Figure scripts
********

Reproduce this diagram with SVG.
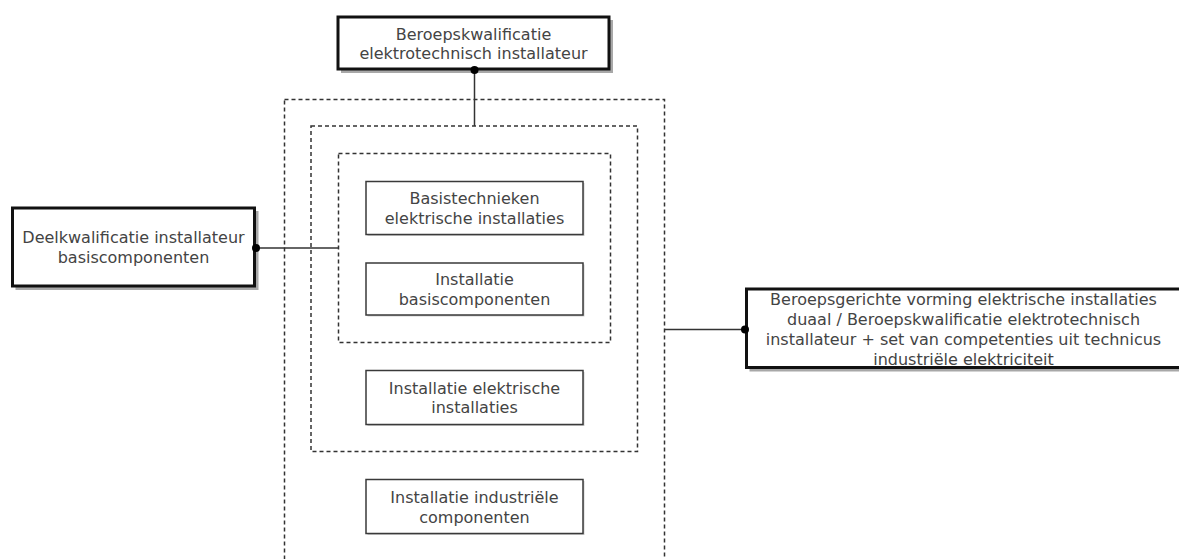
<svg xmlns="http://www.w3.org/2000/svg" width="1179" height="559" viewBox="0 0 1179 559">
<style>
.bg{fill:#ffffff}
.main{fill:#ffffff;stroke:#111;stroke-width:3}
.mshadow{fill:#a8a8a8}
.sub{fill:#ffffff;stroke:#3a3a3a;stroke-width:1.5}
.sshadow{fill:#cfcfcf}
.grp{fill:none;stroke:#333;stroke-width:1.5;stroke-dasharray:4 3}
.t{font-family:"DejaVu Sans",Verdana,sans-serif;font-size:16px;fill:#444;text-anchor:middle}
.c{stroke:#333;stroke-width:1.5;fill:none}
.dot{fill:#000}
</style>
<rect class="bg" x="0" y="0" width="1179" height="559"/>
<g id="groups">
<rect class="grp" x="284.5" y="99.5" width="380" height="480"/>
<rect class="grp" x="311" y="126" width="326.5" height="325.5"/>
<rect class="grp" x="338.5" y="153.5" width="272" height="189"/>
</g>
<g id="node-top">
<rect class="mshadow" x="341" y="20" width="272" height="53"/>
<rect class="main" x="338" y="17" width="271" height="52"/>
<text class="t" x="473.5" y="39.5">Beroepskwalificatie</text>
<text class="t" x="473.5" y="59">elektrotechnisch installateur</text>
</g>
<g id="node-left">
<rect class="mshadow" x="15.5" y="211" width="243" height="79"/>
<rect class="main" x="12.5" y="208" width="242" height="78"/>
<text class="t" x="133.5" y="243.3">Deelkwalificatie installateur</text>
<text class="t" x="133.5" y="262.8">basiscomponenten</text>
</g>
<g id="node-right">
<rect class="mshadow" x="749.5" y="292" width="437" height="79.5"/>
<rect class="main" x="746.5" y="289" width="436" height="78.5"/>
<text class="t" x="963.5" y="305">Beroepsgerichte vorming elektrische installaties</text>
<text class="t" x="963.5" y="325">duaal / Beroepskwalificatie elektrotechnisch</text>
<text class="t" x="963.5" y="345">installateur + set van competenties uit technicus</text>
<text class="t" x="963.5" y="364.5">industriële elektriciteit</text>
</g>
<g id="node-basistechnieken">
<rect class="sshadow" x="367.5" y="183" width="217" height="53"/>
<rect class="sub" x="366" y="181.5" width="217" height="53"/>
<text class="t" x="474.5" y="204.3">Basistechnieken</text>
<text class="t" x="474.5" y="223.8">elektrische installaties</text>
</g>
<g id="node-basiscomponenten">
<rect class="sshadow" x="367.5" y="264.5" width="217" height="52"/>
<rect class="sub" x="366" y="263" width="217" height="52"/>
<text class="t" x="474.5" y="285.3">Installatie</text>
<text class="t" x="474.5" y="304.8">basiscomponenten</text>
</g>
<g id="node-elektrische">
<rect class="sshadow" x="367.5" y="372" width="217" height="54"/>
<rect class="sub" x="366" y="370.5" width="217" height="54"/>
<text class="t" x="474.5" y="393.8">Installatie elektrische</text>
<text class="t" x="474.5" y="413.3">installaties</text>
</g>
<g id="node-industriele">
<rect class="sshadow" x="367.5" y="481" width="217" height="54"/>
<rect class="sub" x="366" y="479.5" width="217" height="54"/>
<text class="t" x="474.5" y="503.3">Installatie industriële</text>
<text class="t" x="474.5" y="522.8">componenten</text>
</g>
<g id="connectors">
<line class="c" x1="474.5" y1="70" x2="474.5" y2="126"/>
<line class="c" x1="256" y1="248" x2="338.5" y2="248"/>
<line class="c" x1="664.5" y1="329.5" x2="745" y2="329.5"/>
<circle class="dot" cx="474.5" cy="70" r="4"/>
<circle class="dot" cx="256" cy="248" r="4"/>
<circle class="dot" cx="745" cy="329.5" r="4"/>
</g>
</svg>
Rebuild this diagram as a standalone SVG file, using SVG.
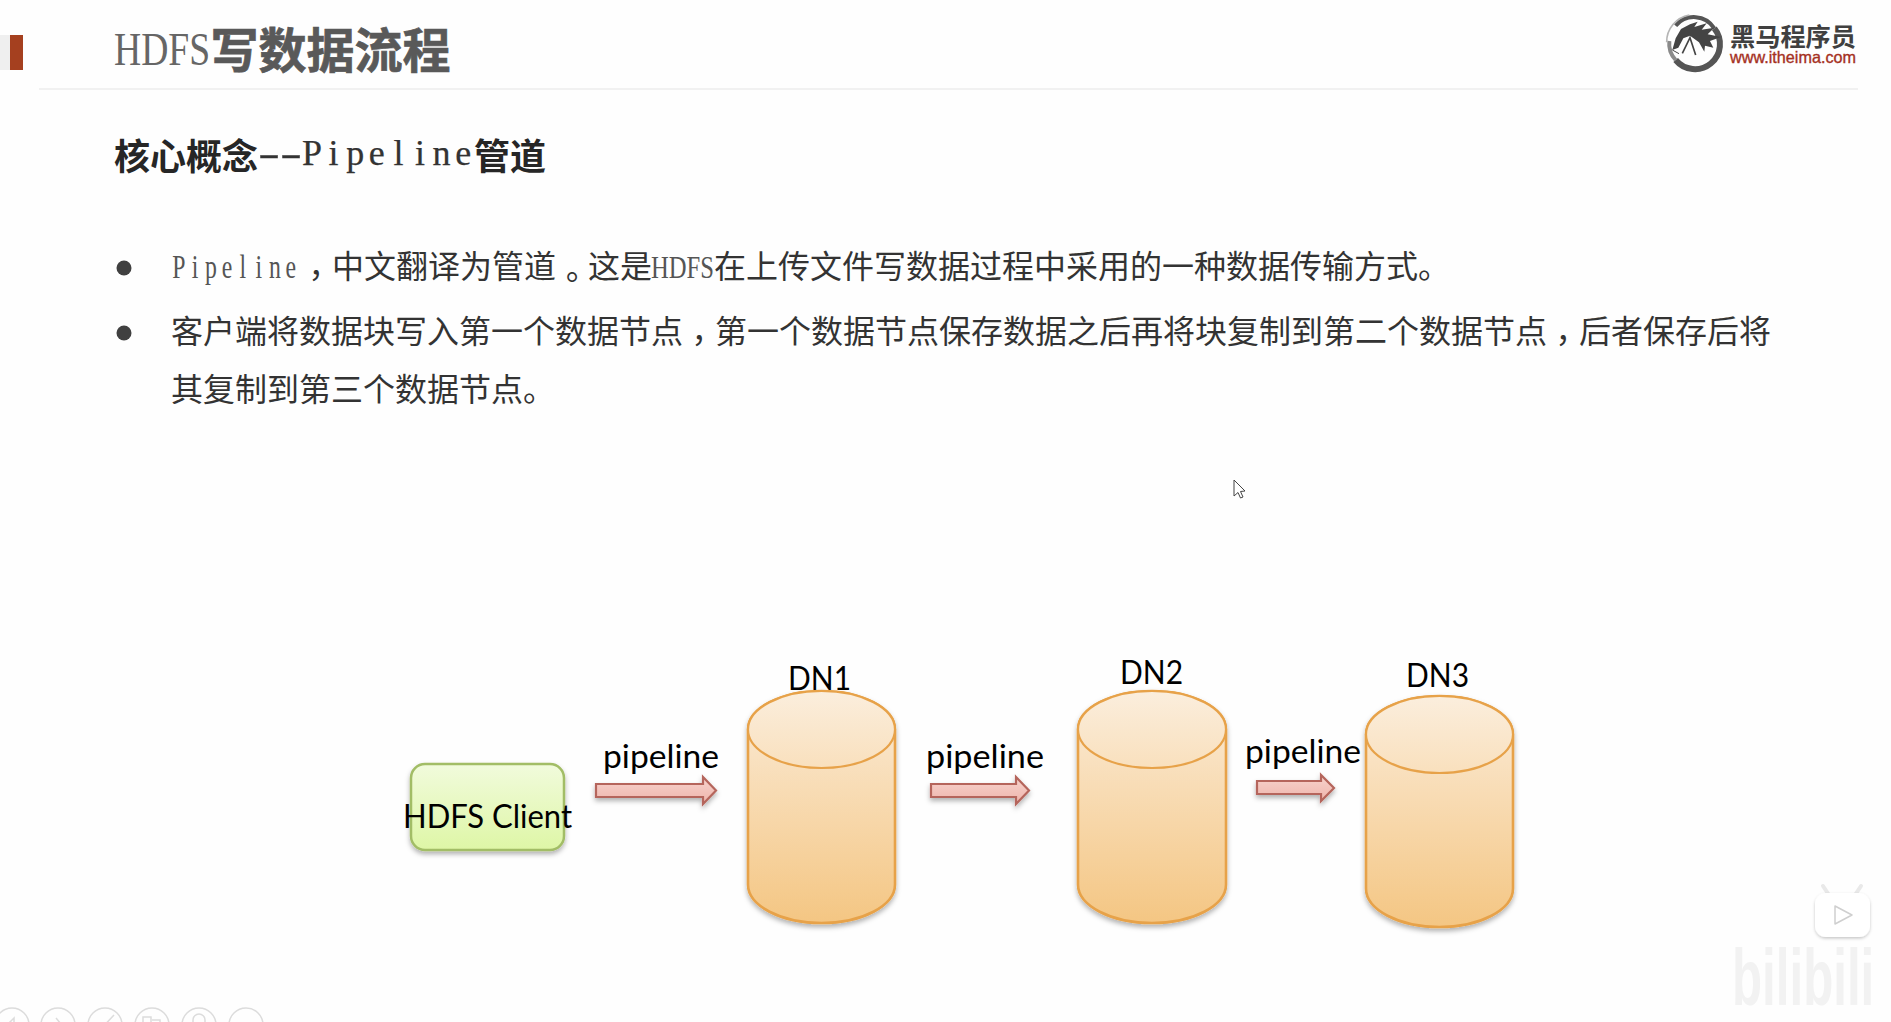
<svg xmlns="http://www.w3.org/2000/svg" width="1891" height="1022" viewBox="0 0 1891 1022">
<style>
.cjk{font-family:"Noto Sans CJK SC","Liberation Sans",sans-serif}
.tc{font-family:"Noto Sans CJK TC","Liberation Sans",sans-serif}
.title{font-size:48px;font-weight:700;fill:#595959;stroke:#595959;stroke-width:.7}
.sub{font-size:36px;font-weight:700;fill:#262626}
.body{font-size:32px;fill:#333}
.serif{font-family:"Liberation Serif","Noto Sans CJK SC",serif}
.lab{font-family:Lato,"Liberation Sans",sans-serif;font-size:33px;fill:#000}
.cyl{stroke:#e7a249;stroke-width:2.6;fill:url(#cylGrad)}
.top{stroke:#e7a249;stroke-width:2.2;fill:url(#topGrad)}
.arr{fill:url(#arrGrad);stroke:#b5655b;stroke-width:2.2;filter:url(#sh)}
.btn{fill:none;stroke:#dcdcdc;stroke-width:1.5}
</style>
<defs>
<linearGradient id="cylGrad" x1="0" y1="0" x2="0" y2="1"><stop offset="0" stop-color="#fbecd9"/><stop offset="1" stop-color="#f4c683"/></linearGradient>
<linearGradient id="topGrad" x1="0" y1="0" x2="0" y2="1"><stop offset="0" stop-color="#fbeedd"/><stop offset="1" stop-color="#f9e0bd"/></linearGradient>
<linearGradient id="boxGrad" x1="0" y1="0" x2="0" y2="1"><stop offset="0" stop-color="#f1fbdc"/><stop offset="1" stop-color="#def6a6"/></linearGradient>
<linearGradient id="arrGrad" x1="0" y1="0" x2="0" y2="1"><stop offset="0" stop-color="#f7d3cd"/><stop offset="1" stop-color="#eeb4ab"/></linearGradient>
<filter id="sh" x="-20%" y="-30%" width="140%" height="170%"><feDropShadow dx="0" dy="3" stdDeviation="2.5" flood-color="#000" flood-opacity=".3"/></filter>
<filter id="soft" x="-20%" y="-20%" width="140%" height="150%"><feDropShadow dx="0" dy="1.5" stdDeviation="1.5" flood-color="#000" flood-opacity=".22"/></filter>
</defs>
<rect width="1891" height="1022" fill="#fefefe"/>

<g id="header">
<rect x="0" y="35" width="10" height="35" fill="#efefef"/>
<rect x="10" y="35" width="13" height="35" fill="#a5401f"/>
<rect x="39" y="88" width="1819" height="2" fill="#f1f1f1"/>
<text transform="translate(114 65) scale(.8 1)" class="serif" font-size="47" fill="#666">HDFS</text>
<text x="210.500" y="68" class="cjk title">写数据流程</text>
</g>

<g id="logo">
<g transform="translate(1655 5) scale(.3333)" fill="none">
<path d="M62 62A72 72 0 0 1 178 70" stroke="#555" stroke-width="12"/>
<path d="M178 70A72 72 0 0 1 62 165" stroke="#555" stroke-width="18"/>
<path d="M62 165A72 72 0 0 1 43 108" stroke="#8a8a8a" stroke-width="12"/>
<path d="M35 112A82 82 0 0 1 103 30" stroke="#b5b5b5" stroke-width="5"/>
<path d="M52 135L62 100L78 72L105 58L128 50L118 66L155 55L140 74L178 68L158 88L198 96L165 108L175 128L150 122L148 140L132 112L105 92L85 100L70 128Z" fill="#444"/>
<path d="M82 145L105 98L122 150" stroke="#444" stroke-width="5"/>
<path d="M52 135L72 146" stroke="#444" stroke-width="3"/>
</g>
<text x="1730" y="46" class="cjk" font-size="25" font-weight="700" fill="#404040" textLength="126" lengthAdjust="spacingAndGlyphs">黑马程序员</text>
<text x="1730" y="63" font-family="Liberation Sans,sans-serif" font-size="16.5" fill="#a5301f" stroke="#a5301f" stroke-width=".35" textLength="126" lengthAdjust="spacingAndGlyphs">www.itheima.com</text>
</g>

<g id="subtitle">
<text x="114" y="170" class="cjk sub">核心概念</text>
<text y="165" class="serif" font-size="36" fill="#333" stroke="#333" stroke-width=".25"><tspan x="258" textLength="44" lengthAdjust="spacingAndGlyphs">--</tspan><tspan x="302 328.600 346.200 368.800 393.400 415 432.600 455.200">Pipeline</tspan></text>
<text x="474" y="170" class="cjk sub">管道</text>
</g>

<g id="bullets">
<circle cx="124" cy="268" r="7.500" fill="#404040"/>
<circle cx="124" cy="333" r="7.500" fill="#404040"/>
<text transform="translate(171 278) scale(.72 1)" class="serif" font-size="33" fill="#555" x="1.900 28.700 47.200 70.400 95.300 117.500 136 159.200">Pipeline</text>
<text y="278" class="cjk body"><tspan x="300" dy="9" class="tc">，</tspan><tspan x="332" dy="-9">中文翻译为管道</tspan><tspan x="556" dy="11" class="tc">。</tspan><tspan x="588" dy="-11">这是</tspan><tspan x="651" class="serif" fill="#555" textLength="63" lengthAdjust="spacingAndGlyphs">HDFS</tspan><tspan x="714">在上传文件写数据过程中采用的一种数据传输方式。</tspan></text>
<text y="343" class="cjk body"><tspan x="171">客户端将数据块写入第一个数据节点</tspan><tspan x="683" dy="9" class="tc">，</tspan><tspan x="715" dy="-9">第一个数据节点保存数据之后再将块复制到第二个数据节点</tspan><tspan x="1547" dy="9" class="tc">，</tspan><tspan x="1579" dy="-9">后者保存后将</tspan></text>
<text x="171" y="401" class="cjk body">其复制到第三个数据节点。</text>
</g>

<path id="cursor" d="M1234 480V496L1238 492.500L1240.500 498L1243 497L1240.500 491.500L1245 491Z" fill="#fff" stroke="#444" stroke-width="1"/>

<g id="connectors">
<path class="arr" d="M596 784H703V777L716 790.500L703 804V797H596Z"/>
<path class="arr" d="M931 784H1016V777L1029 790.500L1016 804V797H931Z"/>
<path class="arr" d="M1257 781H1321V775L1334 788L1321 801V794H1257Z"/>
<text x="603" y="768" class="lab" textLength="116" lengthAdjust="spacingAndGlyphs">pipeline</text>
<text x="926" y="768" class="lab" textLength="118" lengthAdjust="spacingAndGlyphs">pipeline</text>
<text x="1245" y="763" class="lab" textLength="116" lengthAdjust="spacingAndGlyphs">pipeline</text>
</g>

<g id="client">
<rect x="411" y="764" width="153" height="86" rx="14" fill="url(#boxGrad)" stroke="#a2bd66" stroke-width="2.500" filter="url(#sh)"/>
<text x="403" y="828" class="lab" textLength="169" lengthAdjust="spacingAndGlyphs">HDFS Client</text>
</g>

<g id="dn1">
<path class="cyl" filter="url(#sh)" d="M748 729.500V884.500A73.500 38.500 0 0 0 895 884.500V729.500A73.500 38.500 0 0 0 748 729.500Z"/>
<ellipse class="top" cx="821.500" cy="729.500" rx="73.500" ry="38.500"/>
<text x="788" y="690" class="lab" textLength="63" lengthAdjust="spacingAndGlyphs">DN1</text>
</g>
<g id="dn2">
<path class="cyl" filter="url(#sh)" d="M1078 729.500V884.500A74 38.500 0 0 0 1226 884.500V729.500A74 38.500 0 0 0 1078 729.500Z"/>
<ellipse class="top" cx="1152" cy="729.500" rx="74" ry="38.500"/>
<text x="1120" y="684" class="lab" textLength="63" lengthAdjust="spacingAndGlyphs">DN2</text>
</g>
<g id="dn3">
<path class="cyl" filter="url(#sh)" d="M1366 734.500V888.500A73.500 38.500 0 0 0 1513 888.500V734.500A73.500 38.500 0 0 0 1366 734.500Z"/>
<ellipse class="top" cx="1439.500" cy="734.500" rx="73.500" ry="38.500"/>
<text x="1406" y="687" class="lab" textLength="63" lengthAdjust="spacingAndGlyphs">DN3</text>
</g>

<g id="player-controls">
<circle class="btn" cx="12" cy="1025" r="17"/><circle class="btn" cx="58" cy="1025" r="17"/><circle class="btn" cx="105" cy="1025" r="17"/><circle class="btn" cx="152" cy="1025" r="17"/><circle class="btn" cx="199" cy="1025" r="17"/><circle class="btn" cx="246" cy="1025" r="17"/>
<path class="btn" d="M8 1024L14 1018V1024M56 1018L61 1024M100 1030L114 1015M143 1017H151V1023H143ZM152 1020H160V1024M193 1024V1020A6 6 0 0 1 205 1020V1024"/>
</g>

<g id="watermark">
<path d="M1829 895L1823 886M1855 895L1861 886" stroke="#e9e9e9" stroke-width="4" stroke-linecap="round"/>
<rect x="1815" y="893" width="55" height="44" rx="11" fill="#fff" filter="url(#soft)"/>
<path d="M1835 906L1852 915L1835 924Z" fill="#fff" stroke="#cfcfcf" stroke-width="1.500" stroke-linejoin="round"/>
<text transform="translate(1732 1005) scale(1.12 1.82)" font-family="Liberation Sans,sans-serif" font-weight="700" font-size="44" fill="#f2f2f2">bilibili</text>
</g>
</svg>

********

Set problem
Extract each line from the entries above that contains the string "this".

Full answer
Reproduce this diagram with SVG.
Rebuild this diagram as a standalone SVG file, using SVG.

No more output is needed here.